* _WRITTEN PROBLEM_: Can you set down, exactly as they appear below, the lines from the opening of the material through the one bearing "CartesianGrid, Legend, ReferenceDot", minus the pictures?

* _GIVEN INFORMATION_:
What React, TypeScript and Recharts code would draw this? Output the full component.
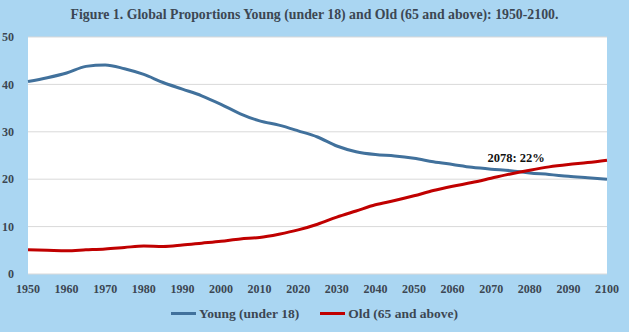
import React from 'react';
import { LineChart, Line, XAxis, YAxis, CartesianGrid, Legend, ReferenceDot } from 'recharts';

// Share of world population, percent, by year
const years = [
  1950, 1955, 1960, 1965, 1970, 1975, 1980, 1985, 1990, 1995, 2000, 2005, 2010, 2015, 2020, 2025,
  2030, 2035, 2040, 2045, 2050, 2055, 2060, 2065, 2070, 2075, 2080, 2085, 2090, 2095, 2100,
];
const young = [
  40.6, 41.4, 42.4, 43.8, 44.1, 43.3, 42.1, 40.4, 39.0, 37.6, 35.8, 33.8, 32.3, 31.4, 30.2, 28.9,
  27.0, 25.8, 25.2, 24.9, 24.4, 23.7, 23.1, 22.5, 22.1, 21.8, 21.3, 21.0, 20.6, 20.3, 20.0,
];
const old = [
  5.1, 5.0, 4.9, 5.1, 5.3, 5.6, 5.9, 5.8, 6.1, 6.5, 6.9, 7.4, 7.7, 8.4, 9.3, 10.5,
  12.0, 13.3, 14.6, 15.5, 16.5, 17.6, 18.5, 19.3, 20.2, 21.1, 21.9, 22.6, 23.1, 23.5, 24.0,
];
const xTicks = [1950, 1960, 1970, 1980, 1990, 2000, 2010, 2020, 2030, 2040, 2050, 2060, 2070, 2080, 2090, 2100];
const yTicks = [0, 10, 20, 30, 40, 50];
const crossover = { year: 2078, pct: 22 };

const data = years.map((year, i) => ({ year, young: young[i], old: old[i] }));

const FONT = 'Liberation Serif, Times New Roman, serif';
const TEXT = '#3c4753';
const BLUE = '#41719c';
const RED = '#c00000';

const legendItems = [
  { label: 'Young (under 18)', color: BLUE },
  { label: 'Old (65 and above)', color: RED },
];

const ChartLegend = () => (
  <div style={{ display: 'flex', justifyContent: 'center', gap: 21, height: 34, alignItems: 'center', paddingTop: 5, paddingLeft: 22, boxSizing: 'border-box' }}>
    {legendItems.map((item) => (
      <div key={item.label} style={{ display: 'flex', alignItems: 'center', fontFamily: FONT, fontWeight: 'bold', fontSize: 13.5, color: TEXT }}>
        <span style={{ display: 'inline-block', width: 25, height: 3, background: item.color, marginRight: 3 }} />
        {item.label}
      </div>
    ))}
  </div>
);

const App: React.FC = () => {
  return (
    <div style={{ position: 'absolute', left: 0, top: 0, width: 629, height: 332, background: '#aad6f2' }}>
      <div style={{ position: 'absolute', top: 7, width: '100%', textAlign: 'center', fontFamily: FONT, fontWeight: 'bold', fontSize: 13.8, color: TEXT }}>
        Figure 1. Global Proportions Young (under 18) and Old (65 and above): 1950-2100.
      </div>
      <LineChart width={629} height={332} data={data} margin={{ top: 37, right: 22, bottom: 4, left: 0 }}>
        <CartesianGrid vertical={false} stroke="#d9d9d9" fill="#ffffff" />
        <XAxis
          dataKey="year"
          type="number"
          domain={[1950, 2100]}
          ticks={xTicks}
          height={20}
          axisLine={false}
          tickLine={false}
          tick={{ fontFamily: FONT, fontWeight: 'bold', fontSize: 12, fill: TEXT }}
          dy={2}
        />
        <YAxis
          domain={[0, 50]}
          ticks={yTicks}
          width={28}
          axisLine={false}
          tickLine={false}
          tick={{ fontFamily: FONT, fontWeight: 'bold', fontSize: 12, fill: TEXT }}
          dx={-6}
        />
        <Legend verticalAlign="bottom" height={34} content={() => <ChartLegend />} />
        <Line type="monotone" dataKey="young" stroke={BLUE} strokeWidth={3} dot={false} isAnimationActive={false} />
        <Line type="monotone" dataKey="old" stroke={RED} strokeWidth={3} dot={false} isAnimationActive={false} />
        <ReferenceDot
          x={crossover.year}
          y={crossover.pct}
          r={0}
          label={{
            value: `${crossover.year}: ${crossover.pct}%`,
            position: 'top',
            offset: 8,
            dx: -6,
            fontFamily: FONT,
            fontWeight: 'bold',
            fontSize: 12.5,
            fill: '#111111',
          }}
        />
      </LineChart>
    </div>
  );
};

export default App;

* _EXPECTED ANSWER_:
What React, TypeScript and Recharts code would draw this? Output the full component.
import React from 'react';
import { LineChart, Line, XAxis, YAxis, CartesianGrid, Legend, ReferenceDot } from 'recharts';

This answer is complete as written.